Databricks has unveiled the general availability of Lakebase, an innovative serverless database solution built on PostgreSQL that offers independent scaling of compute and storage resources. This new offering is designed to seamlessly integrate with the Databricks platform, presenting a hybrid architecture that merges transactional and analytical functionalities.
Streamlining Real-Time Applications
The primary objective of Lakebase is to simplify the development of real-time applications and AI workloads by consolidating database management, analytics, and governance into a single cohesive platform. Key features of Lakebase include instant data branching, point-in-time recovery, and unified access controls, all aimed at accelerating development processes, enhancing reliability, and ensuring that operational and analytical data remain synchronized.
Databricks argues that traditional operational databases are ill-equipped to handle the demands of modern AI-driven applications. They describe Lakebase as a pioneering operational database architecture that utilizes lightweight, ephemeral compute resources layered on top of durable data lake storage. The challenges posed by conventional databases are succinctly captured by the Databricks team:
“Because every query competes for the same fixed CPU and memory resources, a single query can affect all live operations. These constraints slow teams down and make it risky to work against live data. As applications become more automated and systems act on data in real time, this kind of shared, fragile infrastructure becomes an even bigger liability. To remove this architectural bottleneck, we created the lakebase category, a new architecture for operational databases that separates compute from storage.”
Lakebase offers a managed PostgreSQL database service that is tightly integrated with the Databricks Data Intelligence Platform. This integration allows for automatic scaling, branching, and compatibility with various Databricks services.
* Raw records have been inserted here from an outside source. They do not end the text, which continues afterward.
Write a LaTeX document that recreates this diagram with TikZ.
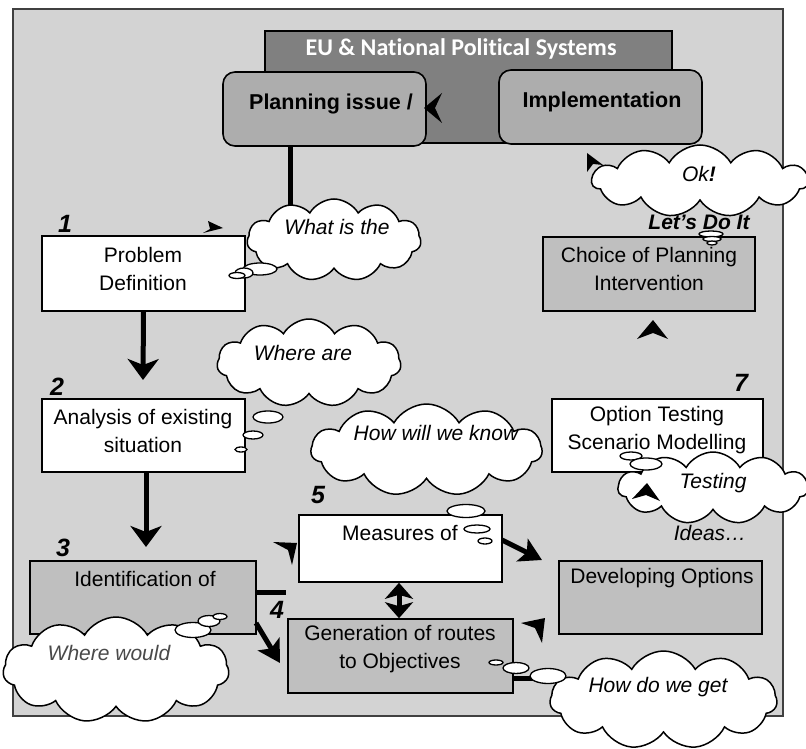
\documentclass[tikz,border=0pt]{standalone}
\usepackage{fontspec}
\setmainfont{Liberation Sans}
\newfontfamily\carlito[Ligatures=NoCommon]{Carlito}
\usetikzlibrary{shapes.symbols,arrows.meta}
\definecolor{bggray}{HTML}{D3D3D3}
\definecolor{eugray}{HTML}{808080}
\definecolor{rndgray}{HTML}{ADADAD}
\definecolor{boxgray}{HTML}{BFBFBF}
\definecolor{framegray}{HTML}{404040}
\definecolor{softtext}{HTML}{4A4A4A}
\begin{document}
\begin{tikzpicture}[x=1pt,y=-1pt,
  boxw/.style={draw=black, line width=1.6pt, fill=white, inner sep=0pt},
  boxg/.style={draw=black, line width=1.6pt, fill=boxgray, inner sep=0pt},
  rnd/.style={draw=black, line width=1.6pt, fill=rndgray, rounded corners=12pt, inner sep=0pt},
  txt/.style={inner sep=0pt, align=center, font=\fontsize{21}{28}\selectfont},
  btxt/.style={inner sep=0pt, align=center, font=\fontsize{21.5}{26}\selectfont\bfseries},
  ctxt/.style={inner sep=0pt, align=center, font=\fontsize{21}{28}\selectfont\itshape},
  numtxt/.style={inner sep=0pt, font=\fontsize{25}{28}\selectfont\bfseries\itshape},
  thickline/.style={line width=5pt, draw=black},
  arr/.style={line width=5pt, draw=black, -{Stealth[length=21pt,width=31pt,inset=6pt]}},
  arrs/.style={line width=5pt, draw=black, -{Stealth[length=22pt,width=25pt,inset=5pt]}},
  darr/.style={line width=5pt, draw=black, {Stealth[length=16pt,width=28pt,inset=4pt]}-{Stealth[length=16pt,width=28pt,inset=4pt]}},
  cloudy/.style={cloud, cloud puffs=11, cloud puff arc=120, cloud ignores aspect, draw=black, line width=1.5pt, fill=white, inner sep=0pt},
  bub/.style={draw=black, line width=1.3pt, fill=white},
  head/.style={fill=black}]
\useasboundingbox (0,0) rectangle (806,749);
\fill[white] (0,0) rectangle (806,749);
% outer frame
\draw[line width=1.8pt, draw=framegray, fill=bggray] (13,9) rectangle (783,716);
% political systems band
\node[draw=black, line width=1.4pt, fill=eugray, minimum width=407pt, minimum height=112pt, inner sep=0pt] (eu) at (468.5,87) {};
\node[inner sep=0pt, text=white, font=\fontsize{24}{28}\selectfont\carlito\bfseries] (eut) at (461,49) {EU \& National Political Systems};
% top rounded boxes
\node[rnd, minimum width=203pt, minimum height=74pt] (plan) at (324.5,109) {};
\node[btxt] (plant) at (331,104) {Planning issue /};
\node[rnd, minimum width=203pt, minimum height=74pt] (impl) at (600.5,107) {};
\node[btxt] (implt) at (602,102) {Implementation};
% named free ends
\coordinate (e1) at (290,214);
\coordinate (e2) at (143,380);
\coordinate (e3) at (146,547);
\coordinate (e4) at (286,592);
\coordinate (e5s) at (256,623);
\coordinate (e5) at (280,663);
\coordinate (e6s) at (502,540);
\coordinate (e6) at (542,560);
\coordinate (e7) at (399,0);
\coordinate (e8) at (535,678);
% process boxes
\node[boxw, minimum width=203pt, minimum height=75pt] (pd) at (143.5,273.5) {};
\node[boxw, minimum width=203pt, minimum height=73pt] (an) at (143.5,435.5) {};
\node[boxg, minimum width=226pt, minimum height=73pt] (id) at (143,597.5) {};
\node[boxw, minimum width=203pt, minimum height=67pt] (ms) at (400.5,548.5) {};
\node[boxg, minimum width=225pt, minimum height=74pt] (gen) at (400.5,656) {};
\node[boxg, minimum width=203pt, minimum height=73pt] (dev) at (660.5,597.5) {};
\node[boxw, minimum width=211pt, minimum height=73pt] (opt) at (657.5,435.5) {};
\node[boxg, minimum width=212pt, minimum height=74pt] (ch) at (649,274) {};
% connectors
\draw[thickline] (plan.south -| e1) -- (e1);
\draw[arr] (pd.south) -- (e2);
\draw[arr] (an.south -| e3) -- (e3);
\draw[thickline] (id.east |- e4) -- (e4);
\draw[arrs] (e5s) -- (e5);
\draw[arrs] (e6s) -- (e6);
\draw[darr] (ms.south -| e7) -- (gen.north -| e7);
\draw[thickline] (gen.east |- e8) -- (e8);
% box texts
\node[txt] (pdt) at (143,269) {Problem\\Definition};
\node[txt] (ant) at (143,431) {Analysis of existing\\situation};
\node[txt] (idt) at (145,579) {Identification of};
\node[txt] (mst) at (400,533) {Measures of};
\node[txt] (gent) at (400,649) {Generation of routes\\to Objectives};
\node[txt] (devt) at (662,578) {Developing Options};
\node[txt] (optt) at (657,430) {Option Testing\\Scenario Modelling};
\node[txt] (cht) at (649,269) {Choice of Planning\\Intervention};
% numbers
\node[numtxt] (n1) at (65,224) {1};
\node[numtxt] (n2) at (57,387) {2};
\node[numtxt] (n3) at (63,548) {3};
\node[numtxt] (n4) at (277,610) {4};
\node[numtxt] (n5) at (318,495) {5};
\node[numtxt] (n7) at (741,383) {7};
% text under testing cloud
\node[ctxt] (ideas) at (710,533) {Ideas…};
% clouds
\node[cloudy, minimum width=174pt, minimum height=82pt] (q1) at (334,240) {};
\node[cloudy, minimum width=184pt, minimum height=88pt] (q2) at (309,363) {};
\node[cloudy, minimum width=231pt, minimum height=92pt] (q5) at (426.5,450) {};
\node[cloudy, minimum width=216pt, minimum height=72pt] (qok) at (700,181) {};
\node[cloudy, minimum width=190pt, minimum height=72pt] (q7) at (713,488) {};
\node[cloudy, minimum width=226pt, minimum height=106pt] (q3) at (116,670) {};
\node[cloudy, minimum width=227pt, minimum height=98pt] (q4) at (663.5,700) {};
% thought bubbles
\draw[bub] (260,269) ellipse [x radius=17, y radius=6];
\draw[bub] (244,273) ellipse [x radius=9, y radius=5];
\draw[bub] (237,275.5) ellipse [x radius=8, y radius=3];
\draw[bub] (268,417) ellipse [x radius=15, y radius=6];
\draw[bub] (253,435) ellipse [x radius=10, y radius=4];
\draw[bub] (241,449.5) ellipse [x radius=6, y radius=2.5];
\draw[bub] (466,511) ellipse [x radius=19, y radius=6.5];
\draw[bub] (477,529) ellipse [x radius=13, y radius=4];
\draw[bub] (485,541) ellipse [x radius=7, y radius=3];
\draw[bub] (631,456) ellipse [x radius=11, y radius=4];
\draw[bub] (646,464) ellipse [x radius=16, y radius=6];
\draw[bub] (711,234) ellipse [x radius=12, y radius=3];
\draw[bub] (712,239) ellipse [x radius=9, y radius=2.5];
\draw[bub] (712,243) ellipse [x radius=5, y radius=2];
\draw[bub] (193,630) ellipse [x radius=18, y radius=7.5];
\draw[bub] (209,621) ellipse [x radius=11, y radius=5.5];
\draw[bub] (220,616.5) ellipse [x radius=7, y radius=3];
\draw[bub] (496,662.5) ellipse [x radius=7, y radius=2.5];
\draw[bub] (516,668) ellipse [x radius=13, y radius=5.5];
\draw[bub] (548,676) ellipse [x radius=18, y radius=7.5];
% cloud texts
\node[ctxt] (q1t) at (337,227) {What is the};
\node[ctxt] (q2t) at (303,353) {Where are};
\node[ctxt] (q5t) at (436,433) {How will we know};
\node[ctxt] (qokt) at (699,174) {Ok\textbf{!}};
\node[inner sep=0pt, font=\fontsize{21}{26}\selectfont\bfseries\itshape] (lets) at (699,222) {Let’s Do It};
\node[ctxt] (q7t) at (713,483) {Testing};
\node[ctxt, text=softtext] (q3t) at (109,653) {Where would};
\node[ctxt] (q4t) at (658,687) {How do we get};
% free arrowheads
\fill[head] (424,108) -- (442,93) -- (435,108) -- (442,123) -- cycle;
\fill[head] (223,228) -- (208,221) -- (210,229) -- (203,233) -- cycle;
\fill[head] (587,153) -- (603,165) -- (593,164) -- (587,172) -- cycle;
\fill[head] (653,320) -- (668,339) -- (653,333) -- (637,339) -- cycle;
\fill[head] (647,483) -- (660,501) -- (646,495) -- (632,499) -- cycle;
\fill[head] (297,543) -- (292,565) -- (288,550) -- (273,542) -- cycle;
\fill[head] (545,618) -- (542,643) -- (535,628) -- (521,623) -- cycle;
\end{tikzpicture}
\end{document}
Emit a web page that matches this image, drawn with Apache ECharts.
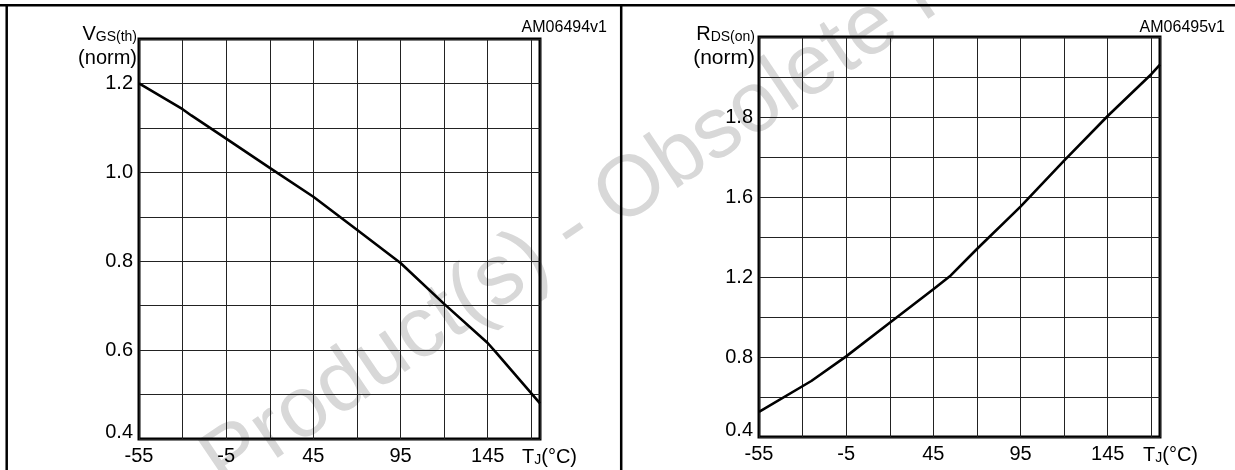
<!DOCTYPE html>
<html>
<head>
<meta charset="utf-8">
<script src="https://cdn.jsdelivr.net/npm/echarts@6/dist/echarts.min.js"></script>
<style>
  html, body { margin: 0; padding: 0; background: #fff; }
  #chart { width: 1235px; height: 470px; }
</style>
</head>
<body>
<div id="chart"></div>
<script>
// Normalized gate threshold voltage vs junction temperature
const tempVgs = [-55, -30, -25, -5, 20, 45, 70, 95, 120, 145, 150, 175];
const vgsNorm = [1.2, 1.142, 1.128, 1.076, 1.01, 0.945, 0.871, 0.796, 0.704, 0.616, 0.594, 0.48];

// Normalized on-resistance vs junction temperature
const tempRds = [-55, -25, -5, 20, 45, 55, 70, 95, 120, 145, 170, 175];
const rdsNorm = [0.526, 0.68, 0.803, 0.971, 1.139, 1.208, 1.34, 1.552, 1.782, 2.005, 2.214, 2.262];

// Labelled ticks
const tempTickValues = [-55, -5, 45, 95, 145];
const tempTickLabels = ['-55', '-5', '45', '95', '145'];
const vgsTickValues = [0.4, 0.6, 0.8, 1.0, 1.2];
const vgsTickLabels = ['0.4', '0.6', '0.8', '1.0', '1.2'];
const rdsTickValues = [0.4, 0.8, 1.2, 1.6, 2.0];
const rdsTickLabels = ['0.4', '0.8', '1.2', '1.6', '1.8'];

const FONT = '"Liberation Sans", Arial, Helvetica, sans-serif';

function pairs(xs, ys) { return xs.map((x, i) => [x, ys[i]]); }

// Only the listed ticks get a label; the lowest y label is lifted clear of the x labels
function tickFormatter(values, labels, liftFirst) {
  return function (v) {
    for (let i = 0; i < values.length; i++) {
      if (Math.abs(v - values[i]) < 1e-6) {
        return (liftFirst && i === 0) ? '{low|' + labels[i] + '}' : '{n|' + labels[i] + '}';
      }
    }
    return '';
  };
}

const chart = echarts.init(document.getElementById('chart'), null, { renderer: 'canvas' });

const gridLine = { show: true, lineStyle: { color: '#222', width: 1 } };

const labelRich = {
  n: { fontFamily: FONT, fontSize: 20, color: '#000' },
  low: { fontFamily: FONT, fontSize: 20, color: '#000', padding: [0, 0, 13, 0] }
};

function xAxisFor(gridIndex, nameGap) {
  return {
    type: 'value', gridIndex: gridIndex,
    min: -55, max: 175, interval: 25,
    axisLine: { show: false }, axisTick: { show: false },
    splitLine: gridLine,
    axisLabel: {
      interval: 0, hideOverlap: false, margin: 7,
      color: '#000', fontFamily: FONT, fontSize: 20,
      formatter: tickFormatter(tempTickValues, tempTickLabels, false),
      rich: labelRich
    },
    name: '{a|T}{b|J}{a|(°C)}',
    nameLocation: 'end', nameGap: nameGap,
    nameTextStyle: {
      align: 'left', verticalAlign: 'top', padding: [6, 0, 0, 0],
      rich: {
        a: { fontFamily: FONT, fontSize: 20, color: '#000', verticalAlign: 'bottom', lineHeight: 22 },
        b: { fontFamily: FONT, fontSize: 14, color: '#000', verticalAlign: 'bottom', lineHeight: 22 }
      }
    }
  };
}

function yAxisFor(gridIndex, min, max, interval, values, labels) {
  return {
    type: 'value', gridIndex: gridIndex,
    min: min, max: max, interval: interval,
    axisLine: { show: false }, axisTick: { show: false },
    splitLine: gridLine,
    axisLabel: {
      interval: 0, hideOverlap: false, margin: 6,
      color: '#000', fontFamily: FONT, fontSize: 20,
      formatter: tickFormatter(values, labels, true),
      rich: labelRich
    }
  };
}

function nameBlock(x, y, big, small, normSize) {
  return {
    type: 'text', silent: true, x: x, y: y,
    style: {
      text: '{a|' + big + '}{b|' + small + '}\n{c|(norm)}',
      textAlign: 'right', textVerticalAlign: 'top',
      rich: {
        a: { fontFamily: FONT, fontSize: 20, color: '#000', verticalAlign: 'bottom', lineHeight: 24 },
        b: { fontFamily: FONT, fontSize: 14, color: '#000', verticalAlign: 'bottom', lineHeight: 24 },
        c: { fontFamily: FONT, fontSize: normSize, color: '#000', lineHeight: 28 }
      }
    }
  };
}

const option = {
  animation: false,
  backgroundColor: '#fff',
  grid: [
    { left: 139, top: 39, right: 695, bottom: 31, show: true, borderColor: '#000', borderWidth: 3, containLabel: false },
    { left: 759, top: 37, right: 75, bottom: 33, show: true, borderColor: '#000', borderWidth: 3, containLabel: false }
  ],
  xAxis: [xAxisFor(0, -18), xAxisFor(1, -17)],
  yAxis: [
    yAxisFor(0, 0.4, 1.3, 0.1, vgsTickValues, vgsTickLabels),
    yAxisFor(1, 0.4, 2.4, 0.2, rdsTickValues, rdsTickLabels)
  ],
  series: [
    {
      type: 'line', xAxisIndex: 0, yAxisIndex: 0,
      data: pairs(tempVgs, vgsNorm),
      showSymbol: false, smooth: false, z: 5,
      lineStyle: { color: '#000', width: 2.6 }
    },
    {
      type: 'line', xAxisIndex: 1, yAxisIndex: 1,
      data: pairs(tempRds, rdsNorm),
      showSymbol: false, smooth: false, z: 5,
      lineStyle: { color: '#000', width: 2.6 }
    }
  ],
  graphic: [
    // diagonal watermark
    {
      type: 'text', z: -10, silent: true,
      x: 236, y: 509, rotation: 34 * Math.PI / 180,
      style: {
        text: 'Product(s) - Obsolete Product(s)',
        fill: '#d8d8d8', fontFamily: FONT, fontSize: 86,
        textAlign: 'left', textVerticalAlign: 'bottom'
      }
    },
    // panel frame
    { type: 'line', silent: true, shape: { x1: 0, y1: 5.3, x2: 1235, y2: 5.3 }, style: { stroke: '#000', lineWidth: 2.5 } },
    { type: 'line', silent: true, shape: { x1: 6.7, y1: 4, x2: 6.7, y2: 470 }, style: { stroke: '#000', lineWidth: 2.5 } },
    { type: 'line', silent: true, shape: { x1: 621.2, y1: 4, x2: 621.2, y2: 470 }, style: { stroke: '#000', lineWidth: 2.5 } },
    // axis titles
    nameBlock(137, 20, 'V', 'GS(th)', 20),
    nameBlock(755, 20, 'R', 'DS(on)', 21),
    // figure codes
    { type: 'text', silent: true, x: 607, y: 27.5, style: { text: 'AM06494v1', fill: '#000', fontFamily: FONT, fontSize: 16, textAlign: 'right', textVerticalAlign: 'middle' } },
    { type: 'text', silent: true, x: 1225, y: 27.3, style: { text: 'AM06495v1', fill: '#000', fontFamily: FONT, fontSize: 16, textAlign: 'right', textVerticalAlign: 'middle' } }
  ]
};

chart.setOption(option);
</script>
</body>
</html>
Known primarily for its data analytics and AI capabilities centered around Apache Spark, Databricks has now expanded its Lakehouse solution with this new offering. Matei Zaharia, CTO and co-founder of Databricks, shared his insights on LinkedIn:
“We believe this is going to make it radically simpler and more reliable to work with operational databases. You can instantly branch your database, take snapshots, roll back to a point in time, or create another copy for offline analysis, whether it’s humans doing the operations or agents. All while keeping the standard Postgres interface and extensions.”
The managed Lakebase service supports up to 8TB per instance and is built on PostgreSQL 17, featuring pgvector for AI-driven search functionalities. Use cases highlighted in the announcement include real-time feature serving for machine learning, persistent memory for AI agents, and embedded analytics.
Lakebase has been under development since June 2025, leveraging technology acquired from the PostgreSQL company Neon, and further enhanced by the acquisition of Mooncake, which improved PostgreSQL integration with lakehouse data. Currently, Lakebase is available in two versions: Autoscaling and Provisioned. The Autoscaling version is the latest iteration, where new features are actively being developed, while the Provisioned version continues to receive updates to existing capabilities.
Jeremy Daly, co-founder of Ampt and AWS Serverless Hero, remarked in his newsletter about the significance of Lakebase:
“Databricks is turning some heads with its new Lakebase serverless database. Separating storage and compute isn’t anything new, but using a Postgres interface to write directly to lakehouse storage in formats that Spark, Databricks SQL, and other analytics engines can immediately query without ETL is huge.”
For the Autoscaling version, billing is based on usage, calculated in Databricks Units (DBUs) according to the number of Capacity Unit hours consumed by the workload. Customers can define a minimum and maximum auto-scaling range and set a “scale to zero” timeout, with storage billed separately.
Lakebase is now generally available for production use on AWS, while Azure is currently in public preview, with full support expected soon. Google Cloud is anticipated to follow later this year. Additionally, SOC2 and HIPAA certifications are projected for early 2026, and high availability features, such as readable secondaries, are presently exclusive to the Provisioned version.